→ PROBLEM REQUIREMENTS
Return the data exactly, with all pictures removed.
□ □ □ □ □ □ □
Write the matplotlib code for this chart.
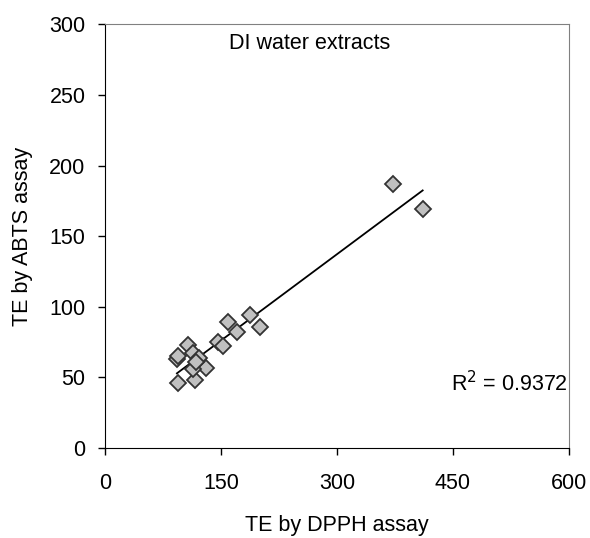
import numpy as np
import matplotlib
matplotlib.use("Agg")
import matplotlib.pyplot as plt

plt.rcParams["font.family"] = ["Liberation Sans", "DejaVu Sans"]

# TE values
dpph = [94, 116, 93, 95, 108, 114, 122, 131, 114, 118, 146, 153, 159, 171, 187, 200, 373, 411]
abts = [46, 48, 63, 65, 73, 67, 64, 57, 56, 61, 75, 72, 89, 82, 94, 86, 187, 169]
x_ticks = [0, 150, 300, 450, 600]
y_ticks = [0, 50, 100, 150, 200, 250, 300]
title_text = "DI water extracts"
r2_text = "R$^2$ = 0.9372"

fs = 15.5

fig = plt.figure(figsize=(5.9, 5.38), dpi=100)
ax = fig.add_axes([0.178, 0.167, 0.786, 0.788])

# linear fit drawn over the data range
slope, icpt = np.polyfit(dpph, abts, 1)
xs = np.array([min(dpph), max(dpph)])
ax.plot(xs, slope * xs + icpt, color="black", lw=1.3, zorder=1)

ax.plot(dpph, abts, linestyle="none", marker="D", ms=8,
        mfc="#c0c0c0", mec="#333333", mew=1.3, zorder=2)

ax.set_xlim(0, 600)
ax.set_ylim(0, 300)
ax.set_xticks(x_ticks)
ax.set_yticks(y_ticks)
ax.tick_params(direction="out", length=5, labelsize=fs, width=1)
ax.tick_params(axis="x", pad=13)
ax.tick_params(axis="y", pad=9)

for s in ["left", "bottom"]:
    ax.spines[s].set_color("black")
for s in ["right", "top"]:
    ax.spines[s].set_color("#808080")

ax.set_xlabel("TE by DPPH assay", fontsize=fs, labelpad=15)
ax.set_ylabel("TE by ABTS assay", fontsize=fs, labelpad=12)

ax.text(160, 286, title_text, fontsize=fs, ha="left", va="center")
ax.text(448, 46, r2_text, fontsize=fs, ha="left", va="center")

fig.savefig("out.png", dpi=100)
□ □ □ □ □ □ □
→ WRITTEN REPLY
Write the matplotlib code for this chart.
import numpy as np
import matplotlib
matplotlib.use("Agg")
import matplotlib.pyplot as plt

plt.rcParams["font.family"] = ["Liberation Sans", "DejaVu Sans"]

# TE values
dpph = [94, 116, 93, 95, 108, 114, 122, 131, 114, 118, 146, 153, 159, 171, 187, 200, 373, 411]
abts = [46, 48, 63, 65, 73, 67, 64, 57, 56, 61, 75, 72, 89, 82, 94, 86, 187, 169]
x_ticks = [0, 150, 300, 450, 600]
y_ticks = [0, 50, 100, 150, 200, 250, 300]
title_text = "DI water extracts"
r2_text = "R$^2$ = 0.9372"

fs = 15.5

fig = plt.figure(figsize=(5.9, 5.38), dpi=100)
ax = fig.add_axes([0.178, 0.167, 0.786, 0.788])

# linear fit drawn over the data range
slope, icpt = np.polyfit(dpph, abts, 1)
xs = np.array([min(dpph), max(dpph)])
ax.plot(xs, slope * xs + icpt, color="black", lw=1.3, zorder=1)

ax.plot(dpph, abts, linestyle="none", marker="D", ms=8,
        mfc="#c0c0c0", mec="#333333", mew=1.3, zorder=2)

ax.set_xlim(0, 600)
ax.set_ylim(0, 300)
ax.set_xticks(x_ticks)
ax.set_yticks(y_ticks)
ax.tick_params(direction="out", length=5, labelsize=fs, width=1)
ax.tick_params(axis="x", pad=13)
ax.tick_params(axis="y", pad=9)

for s in ["left", "bottom"]:
    ax.spines[s].set_color("black")
for s in ["right", "top"]:
    ax.spines[s].set_color("#808080")

ax.set_xlabel("TE by DPPH assay", fontsize=fs, labelpad=15)
ax.set_ylabel("TE by ABTS assay", fontsize=fs, labelpad=12)

ax.text(160, 286, title_text, fontsize=fs, ha="left", va="center")
ax.text(448, 46, r2_text, fontsize=fs, ha="left", va="center")

fig.savefig("out.png", dpi=100)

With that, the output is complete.